─── GIVEN MATERIAL

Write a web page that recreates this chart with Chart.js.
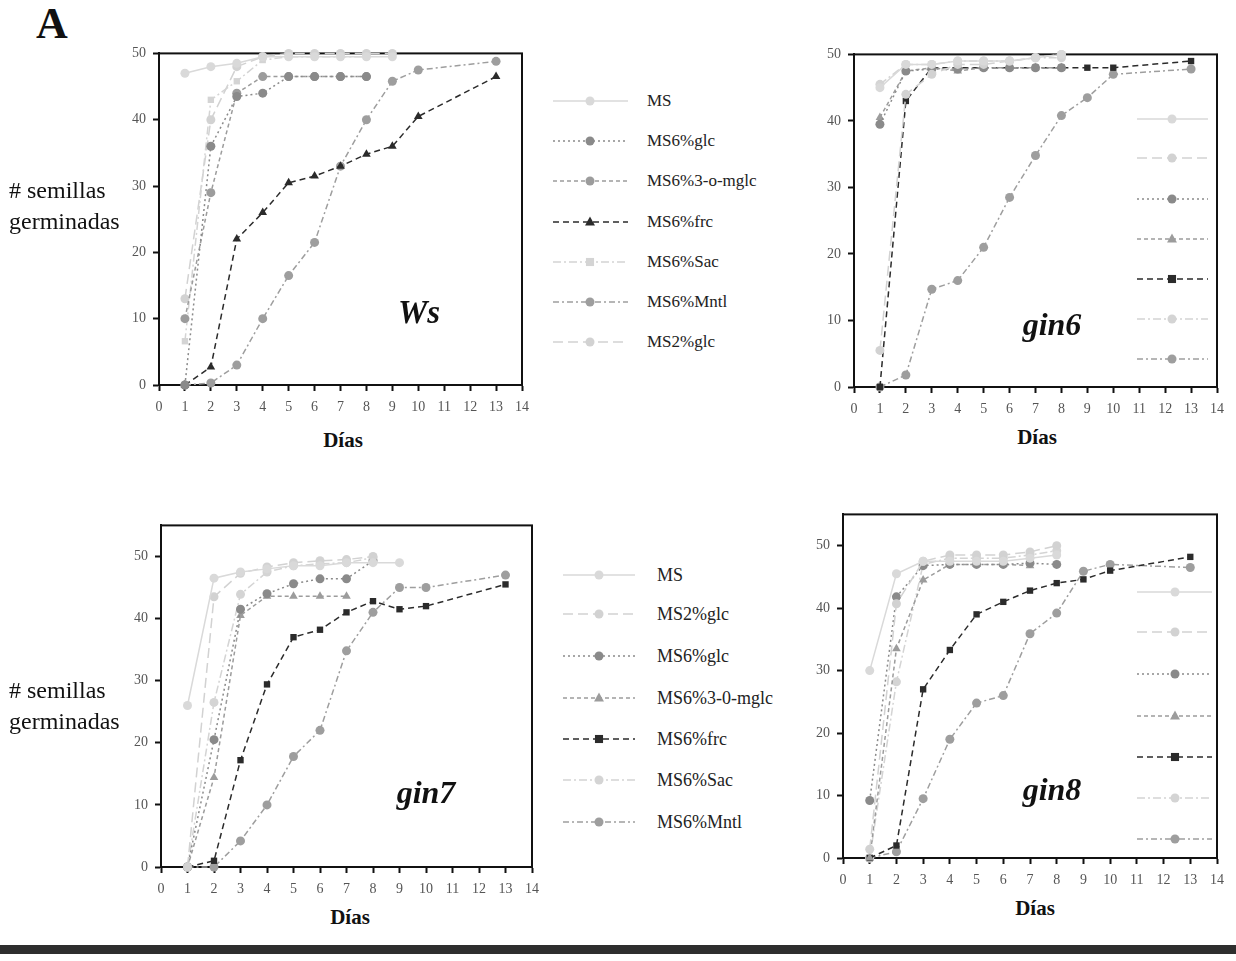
<!DOCTYPE html>
<html><head><meta charset="utf-8">
<script src="https://cdn.jsdelivr.net/npm/chart.js@4/dist/chart.umd.min.js"></script>
<style>
html,body{margin:0;padding:0;background:#fff;width:1236px;height:961px;overflow:hidden;position:relative;font-family:'Liberation Serif','DejaVu Serif',serif;}
canvas{position:absolute;}
.t{position:absolute;white-space:nowrap;color:#111;line-height:1;}
.lg{position:absolute;white-space:nowrap;color:#222;font-size:17px;line-height:20px;}
.bar{position:absolute;left:0;top:945px;width:1236px;height:9px;background:#2e2e2e;}
</style></head><body>
<script>
// ---------- data ----------
const days = [1,2,3,4,5,6,7,8,9,10,13];
const xTicks = [0,1,2,3,4,5,6,7,8,9,10,11,12,13,14];
const yTicks = [0,10,20,30,40,50];

// Ws
const ws_MS   = [47, 48, 48.5, 49.5, 49.5, 49.5, 49.5, 49.5, 49.5, null, null];
const ws_glc6 = [0, 36, 43.5, 44, 46.5, 46.5, 46.5, 46.5, null, null, null];
const ws_mglc = [10, 29, 44, 46.5, 46.5, 46.5, 46.5, 46.5, null, null, null];
const ws_frc  = [0, 2.7, 22, 26, 30.5, 31.5, 33, 34.8, 36, 40.5, 46.5];
const ws_sac  = [6.6, 43, 45.8, 49, 49.5, 49.5, 49.5, 49.5, null, null, null];
const ws_mntl = [0, 0.3, 3, 10, 16.5, 21.5, 33, 40, 45.8, 47.5, 48.8];
const ws_glc2 = [13, 40, 48, 49.5, 50, 50, 50, 50, 50, null, null];

// gin6
const g6_MS   = [45, 48.5, 48.5, 49, 49, 49, 49.5, 50, null, null, null];
const g6_glc2 = [5.5, 44, 47, 48.5, 48.5, 49, 49.5, 50, null, null, null];
const g6_glc6 = [39.5, 47.5, 47.8, 47.8, 48, 48, 48, 48, null, null, null];
const g6_mglc = [40.5, 47.5, 48, 47.5, 48, 48, 48, 48, null, null, null];
const g6_frc  = [0, 43, 48, 48, 48, 48, 48, 48, 48, 48, 49];
const g6_sac  = [45.5, 48.5, 48.5, 49, 49, 49, 49.5, 49.5, null, null, null];
const g6_mntl = [0, 1.8, 14.7, 16, 21, 28.5, 34.8, 40.8, 43.5, 47, 47.8];

// gin7
const g7_MS   = [26, 46.5, 47.5, 48, 48.5, 48.5, 49, 49, 49, null, null];
const g7_glc2 = [0, 43.5, 47.3, 48.3, 49, 49.3, 49.5, 50, null, null, null];
const g7_glc6 = [0, 20.5, 41.5, 44, 45.6, 46.4, 46.4, 49.3, null, null, null];
const g7_mglc = [0, 14.4, 40.5, 43.6, 43.6, 43.6, 43.6, null, null, null, null];
const g7_frc  = [0, 1, 17.2, 29.4, 37, 38.2, 41, 42.8, 41.5, 42, 45.5];
const g7_sac  = [0, 26.5, 43.9, 47.5, 48.5, 48.8, 49, 49.8, null, null, null];
const g7_mntl = [0, 0, 4.2, 10, 17.8, 22, 34.8, 41, 45, 45, 47];

// gin8
const g8_MS   = [30, 45.5, 47.5, 47.5, 47.5, 47.5, 48, 48.5, null, null, null];
const g8_glc2 = [1.4, 40.7, 47.5, 48.5, 48.5, 48.5, 49, 50, null, null, null];
const g8_glc6 = [9.2, 41.8, 46.8, 47, 47, 47, 47.2, 47, null, null, null];
const g8_mglc = [0, 33.5, 44.5, 47, 47, 47, 46.8, null, null, null, null];
const g8_frc  = [0, 2, 27, 33.3, 39, 41, 42.8, 44, 44.6, 46, 48.2];
const g8_sac  = [0, 28.2, 47, 48, 48, 48, 48.5, 49.2, null, null, null];
const g8_mntl = [0, 1, 9.5, 19, 24.8, 26, 35.9, 39.2, 45.9, 47, 46.5];

const wsNames  = ['MS','MS6%glc','MS6%3-o-mglc','MS6%frc','MS6%Sac','MS6%Mntl','MS2%glc'];
const ginNames = ['MS','MS2%glc','MS6%glc','MS6%3-0-mglc','MS6%frc','MS6%Sac','MS6%Mntl'];

// ---------- styles ----------
const STY = {
  MS:   {c:'#d9d9d9', dash:[], pt:'circle'},
  glc2: {c:'#d2d2d2', dash:[10,5], pt:'circle'},
  glc6: {c:'#8a8a8a', dash:[2,3], pt:'circle'},
  mglc: {c:'#9c9c9c', dash:[4,3], pt:'triangle'},
  frc:  {c:'#2b2b2b', dash:[6,4], pt:'rect'},
  sac:  {c:'#d4d4d4', dash:[8,3,2,3], pt:'circle'},
  mntl: {c:'#9e9e9e', dash:[6,3,2,3], pt:'circle'}
};

function mk(key, arr, ptOverride){
  const s = STY[key];
  return {key, data: arr, c: s.c, dash: s.dash, pt: ptOverride || s.pt};
}

function drawMarker(ctx, pt, x, y, r, col){
  ctx.save(); ctx.fillStyle = col; ctx.strokeStyle = col; ctx.setLineDash([]);
  ctx.beginPath();
  if (pt === 'triangle'){ ctx.moveTo(x, y - r*1.25); ctx.lineTo(x + r*1.1, y + r*0.8); ctx.lineTo(x - r*1.1, y + r*0.8); ctx.closePath(); }
  else if (pt === 'rect'){ ctx.rect(x - r*0.9, y - r*0.9, r*1.8, r*1.8); }
  else { ctx.arc(x, y, r, 0, Math.PI*2); }
  ctx.fill(); ctx.restore();
}

const framePlugin = {
  id: 'frame',
  beforeDatasetsDraw(chart){
    const {ctx, chartArea:a} = chart;
    ctx.save(); ctx.strokeStyle = '#111'; ctx.lineWidth = 2; ctx.setLineDash([]);
    ctx.strokeRect(a.left, a.top, a.right - a.left, a.bottom - a.top);
    ctx.restore();
  },
  afterDraw(chart, args, opts){
    if (!opts || !opts.legend) return;
    const ctx = chart.ctx; const L = opts.legend;
    L.rows.forEach((y, i) => {
      const s = opts.series[i];
      const yy = y - opts.oy;
      ctx.save(); ctx.strokeStyle = s.c; ctx.lineWidth = 1.5; ctx.setLineDash(s.dash);
      ctx.beginPath(); ctx.moveTo(L.x1 - opts.ox, yy); ctx.lineTo(L.x2 - opts.ox, yy); ctx.stroke();
      ctx.restore();
      drawMarker(ctx, s.pt, L.xm - opts.ox, yy, 4.5, s.c);
    });
  }
};
Chart.register(framePlugin);

function makePanel(box, yMax, series, legend, padR){
  const cl = box.l - 60, ct = box.t - 12;
  const cw = box.r - box.l + 60 + padR, ch = box.b - box.t + 12 + 36;
  const cv = document.createElement('canvas');
  cv.width = cw; cv.height = ch;
  cv.style.left = cl + 'px'; cv.style.top = ct + 'px';
  cv.style.width = cw + 'px'; cv.style.height = ch + 'px';
  document.body.appendChild(cv);
  const datasets = series.map(s => ({
    label: s.key,
    data: days.map((d, i) => ({x: d, y: s.data[i]})).filter(p => p.y !== null),
    borderColor: s.c, backgroundColor: s.c, borderWidth: 1.5, borderDash: s.dash,
    pointStyle: s.pt, pointRadius: s.pt === 'triangle' ? 5 : 4.5, pointBorderWidth: 0,
    pointBackgroundColor: s.c, tension: 0, clip: false, fill: false
  }));
  const tickFont = {family: "'Liberation Serif', serif", size: 14};
  new Chart(cv.getContext('2d'), {
    type: 'line',
    data: {datasets},
    options: {
      responsive: false, animation: false, devicePixelRatio: 1,
      layout: {padding: {left: 0, top: 12, right: padR, bottom: 0}},
      plugins: {legend: {display: false}, tooltip: {enabled: false},
        frame: {legend, series, ox: cl, oy: ct}},
      scales: {
        x: {type: 'linear', min: 0, max: 14,
          afterBuildTicks: sc => { sc.ticks = xTicks.map(v => ({value: v})); },
          afterFit: sc => { sc.height = 36; },
          grid: {drawOnChartArea: false, drawTicks: true, tickLength: 6, tickColor: '#111', tickWidth: 2},
          border: {display: true, color: '#111', width: 2},
          ticks: {font: tickFont, color: '#555', padding: 8, maxRotation: 0, autoSkip: false}},
        y: {type: 'linear', min: 0, max: yMax,
          afterBuildTicks: sc => { sc.ticks = yTicks.map(v => ({value: v})); },
          afterFit: sc => { sc.width = 60; },
          grid: {drawOnChartArea: false, drawTicks: true, tickLength: 6, tickColor: '#111', tickWidth: 2},
          border: {display: true, color: '#111', width: 2},
          ticks: {font: tickFont, color: '#555', padding: 7}}
      }
    }
  });
}

function text(str, x, y, size, weight, style, align){
  const d = document.createElement('div');
  d.className = 't'; d.textContent = str;
  d.style.fontSize = size + 'px'; d.style.fontWeight = weight || 'normal'; d.style.fontStyle = style || 'normal';
  d.style.top = (y - size*0.5) + 'px'; d.style.lineHeight = size + 'px';
  if (align === 'center'){ d.style.left = (x - 200) + 'px'; d.style.width = '400px'; d.style.textAlign = 'center'; }
  else d.style.left = x + 'px';
  document.body.appendChild(d);
}
function legendText(names, x, rows, size){
  names.forEach((n, i) => {
    const d = document.createElement('div'); d.className = 'lg'; d.textContent = n;
    d.style.fontSize = size + 'px'; d.style.left = x + 'px'; d.style.top = (rows[i] - 10) + 'px';
    document.body.appendChild(d);
  });
}

// ---------- panels ----------
const wsSeries = [mk('MS', ws_MS), mk('glc6', ws_glc6), mk('mglc', ws_mglc, 'circle'), mk('frc', ws_frc, 'triangle'),
                  mk('sac', ws_sac, 'rect'), mk('mntl', ws_mntl), mk('glc2', ws_glc2)];
const wsRows = [101, 141, 181, 222, 262, 302, 342];
makePanel({l:159, t:50, r:522, b:385}, 50, wsSeries, {rows: wsRows, x1: 553, x2: 628, xm: 590}, 118);

const g6Series = [mk('MS', g6_MS), mk('glc2', g6_glc2), mk('glc6', g6_glc6), mk('mglc', g6_mglc), mk('frc', g6_frc), mk('sac', g6_sac), mk('mntl', g6_mntl)];
makePanel({l:854, t:51, r:1220, b:387}, 50, g6Series, {rows: [119,158,199,239,279,319,359], x1: 1137, x2: 1208, xm: 1172}, 12);

const g7Series = [mk('MS', g7_MS), mk('glc2', g7_glc2), mk('glc6', g7_glc6), mk('mglc', g7_mglc), mk('frc', g7_frc), mk('sac', g7_sac), mk('mntl', g7_mntl)];
const g7Rows = [575, 614, 656, 698, 739, 780, 822];
makePanel({l:161, t:522, r:532, b:867}, 55, g7Series, {rows: g7Rows, x1: 563, x2: 635, xm: 599}, 113);

const g8Series = [mk('MS', g8_MS), mk('glc2', g8_glc2), mk('glc6', g8_glc6), mk('mglc', g8_mglc), mk('frc', g8_frc), mk('sac', g8_sac), mk('mntl', g8_mntl)];
makePanel({l:843, t:511, r:1218, b:858}, 55, g8Series, {rows: [592,632,674,716,757,798,839], x1: 1137, x2: 1212, xm: 1175}, 14);

// ---------- texts ----------
text('A', 36, 24, 44, 'bold');
[[190, '# semillas'], [221, 'germinadas']].forEach(([y, s]) => text(s, 9, y, 24));
[[690, '# semillas'], [721, 'germinadas']].forEach(([y, s]) => text(s, 9, y, 24));
text('Días', 343, 440, 21, 'bold', 'normal', 'center');
text('Días', 1037, 437, 21, 'bold', 'normal', 'center');
text('Días', 350, 917, 21, 'bold', 'normal', 'center');
text('Días', 1035, 908, 21, 'bold', 'normal', 'center');
text('Ws', 419, 312, 33, 'bold', 'italic', 'center');
text('gin6', 1052, 324, 32, 'bold', 'italic', 'center');
text('gin7', 426, 792, 32, 'bold', 'italic', 'center');
text('gin8', 1052, 789, 32, 'bold', 'italic', 'center');
legendText(wsNames, 647, wsRows, 17);
legendText(ginNames, 657, g7Rows, 18);
const bar = document.createElement('div'); bar.className = 'bar'; document.body.appendChild(bar);
</script>
</body></html>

──────

EXERCISE TASK
Pictures excluded, repeat exactly the lines from the top of the material through the line with "const yTicks = [0,10,20,30,40,50];", including both of those lines.

EXERCISE RESULT
Write a web page that recreates this chart with Chart.js.
<!DOCTYPE html>
<html><head><meta charset="utf-8">
<script src="https://cdn.jsdelivr.net/npm/chart.js@4/dist/chart.umd.min.js"></script>
<style>
html,body{margin:0;padding:0;background:#fff;width:1236px;height:961px;overflow:hidden;position:relative;font-family:'Liberation Serif','DejaVu Serif',serif;}
canvas{position:absolute;}
.t{position:absolute;white-space:nowrap;color:#111;line-height:1;}
.lg{position:absolute;white-space:nowrap;color:#222;font-size:17px;line-height:20px;}
.bar{position:absolute;left:0;top:945px;width:1236px;height:9px;background:#2e2e2e;}
</style></head><body>
<script>
// ---------- data ----------
const days = [1,2,3,4,5,6,7,8,9,10,13];
const xTicks = [0,1,2,3,4,5,6,7,8,9,10,11,12,13,14];
const yTicks = [0,10,20,30,40,50];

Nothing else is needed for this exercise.